In order to find the degree of each of those extensions, I must verify the basis of each one of the bigger extension over the smaller. For example, in $\left[\mathbb{Q}\left(\pm e^{i\frac{\pi}{2}}\right):\mathbb{Q}\right]$, the elements are going to be of the form $a + be^{i\frac{\pi}{2}} + ce^{i\frac{-\pi}{2}}$ for $a,b,c\in\mathbb{Q}$ (the $c$ coefficient is the inverse of $e^{i\frac{\pi}{2}}$). I should now see if repeated multiplication of $e^{i\frac{\pi}{2}}$ gives me its inverse, which doesn't, so the basis is $a + be^{i\frac{\pi}{2}} + ce^{i\frac{-\pi}{2}}$ and $\left[\mathbb{Q}\left(\pm e^{i\frac{\pi}{2}}\right):\mathbb{Q}\right]=3$? By using this reasoning I guess the other degress would be greater than $1$ and the main degree would be over $6$, what I think is impossible.

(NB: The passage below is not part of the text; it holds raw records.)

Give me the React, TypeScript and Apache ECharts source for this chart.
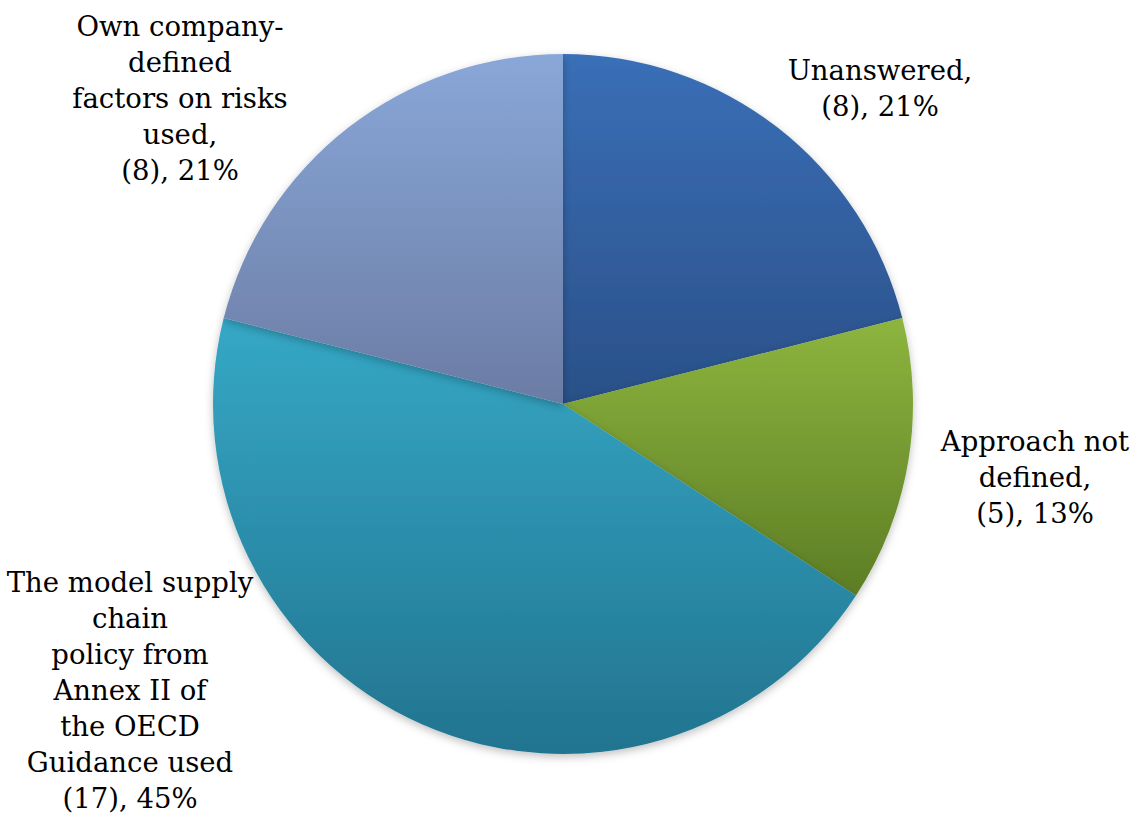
import React, { useEffect, useRef } from "react";
import * as echarts from "echarts";

const categories = [
  "Unanswered",
  "Approach not defined",
  "The model supply chain policy from Annex II of the OECD Guidance used",
  "Own company-defined factors on risks used",
];
const values = [8, 5, 17, 8];
const labelLines = [
  ["Unanswered,"],
  ["Approach not", "defined,"],
  ["The model supply", "chain", "policy from", "Annex II of", "the OECD", "Guidance used"],
  ["Own company-", "defined", "factors on risks", "used,"],
];
const gradientTop = ["#3a6fb7", "#8db53e", "#35a8c6", "#89a7d8"];
const gradientBottom = ["#2a5088", "#5d7d25", "#22748f", "#6b7ca4"];
const labelPos = [
  [880, 88],
  [1035, 477],
  [130, 690],
  [180, 98],
];

export default function App() {
  const ref = useRef<HTMLDivElement>(null);
  useEffect(() => {
    if (!ref.current) return;
    const chart = echarts.init(ref.current, null, { renderer: "svg" });
    chart.setOption({
      animation: false,
      backgroundColor: "#ffffff",
      series: [
        {
          type: "pie",
          center: [563, 404],
          radius: 350,
          startAngle: 90,
          clockwise: true,
          percentPrecision: 0,
          data: categories.map((name, i) => ({
            name,
            value: values[i],
            itemStyle: {
              color: new echarts.graphic.LinearGradient(0, 0, 0, 1, [
                { offset: 0, color: gradientTop[i] },
                { offset: 1, color: gradientBottom[i] },
              ]),
            },
          })),
          itemStyle: {
            borderWidth: 0,
            shadowBlur: 8,
            shadowColor: "rgba(0,0,0,0.25)",
            shadowOffsetY: 3,
          },
          label: {
            show: true,
            position: "outside",
            fontFamily: "DejaVu Serif",
            fontSize: 27.5,
            lineHeight: 36,
            color: "#000",
            align: "center",
            overflow: "none",
            formatter: (p: any) => {
              const lines = labelLines[p.dataIndex].slice();
              lines.push(`(${p.value}), ${p.percent}%`);
              return lines.join("\n");
            },
          },
          labelLine: { show: false },
          labelLayout: (params: any) => ({
            x: labelPos[params.dataIndex][0],
            y: labelPos[params.dataIndex][1],
            align: "center",
            verticalAlign: "middle",
            hideOverlap: false,
          }),
          emphasis: { disabled: true },
        },
      ],
    });
    return () => chart.dispose();
  }, []);
  return (
    <div
      ref={ref}
      style={{ position: "fixed", left: 0, top: 0, width: 1133, height: 822 }}
    />
  );
}
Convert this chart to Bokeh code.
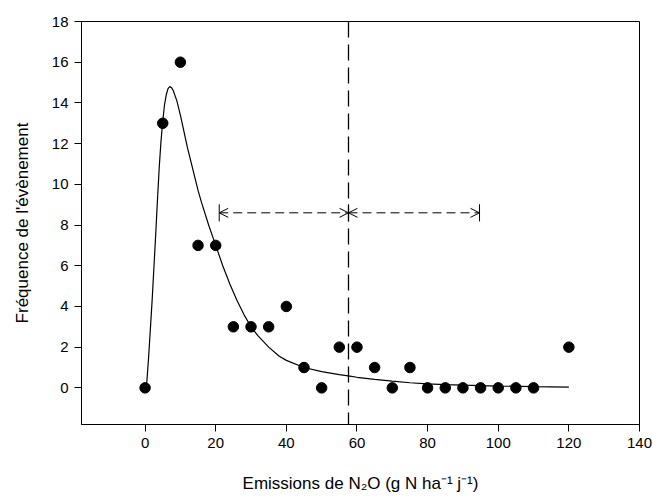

So… am I doing something wrong or am I solving it in a hard way?
Even if you have a better way to solve it, like proving $x^6+1$ is the irreducible polynomial that contains all the $6$ roots, could you tell what is wrong with my reasoning? Thank you!
Best Answer
First of all one of the mistakes you make is that you assume $\mathbb{Q}(e^{\frac{\pi i}{2}},e^{\frac{5\pi i}{3}})$ doesn't contain $e^{\frac{7\pi i}{3}}$. In fact we have that $\mathbb{Q}(e^{\frac{\pi i}{2}},e^{\frac{5\pi i}{3}}) = \mathbb{Q}(e^{\frac{\pi i}{2}},e^{\frac{\pi i}{3}})$ and it's not hard to see that this field contains all the roots of $x^6 + 1$. To see that it's a splitting field note that none of it's subfield contain all root. This can be observed by the fact that the splitting field must contain $e^{\frac{\pi i}{2}}$ and $e^{\frac{\pi i}{3}}$
Another mistake you make is to assume that elements of $\mathbb{Q}(e^{\frac{\pi i}{2}})$ are of the form $a + be^{\frac{\pi i}{2}} + ce^{-{\frac{\pi i}{2}}}$ when in fact they are of the form $a + be^{\frac{\pi i}{2}}$. In fact for any field $Q(\alpha)$ the elements are given by $\sum a_i\alpha^i$. In you case you have $\left(e^{\frac{\pi i}{2}}\right)^2 = e^{i\pi} = -1$. This will lead you to conclude that $[\mathbb{Q}(e^{\frac{\pi i}{2}}):\mathbb{Q}]=2$. In fact the minimal polynomial of $e^{\frac{\pi i}{2}}=i$ is $x^2+1$ of degree 2.
Now the minimal polynomial of $e^{\frac{\pi i}{3}}$ over $\mathbb{Q}(e^{\frac{\pi i}{2}})$ is the cyclotomatic polynomial of sixth order, i.e. $x^2 - x + 1$, hence $[\mathbb{Q}(e^{\frac{\pi i}{2}},e^{\frac{\pi i}{3}}):\mathbb{Q}]=4$ and the splitting field has degree $4$.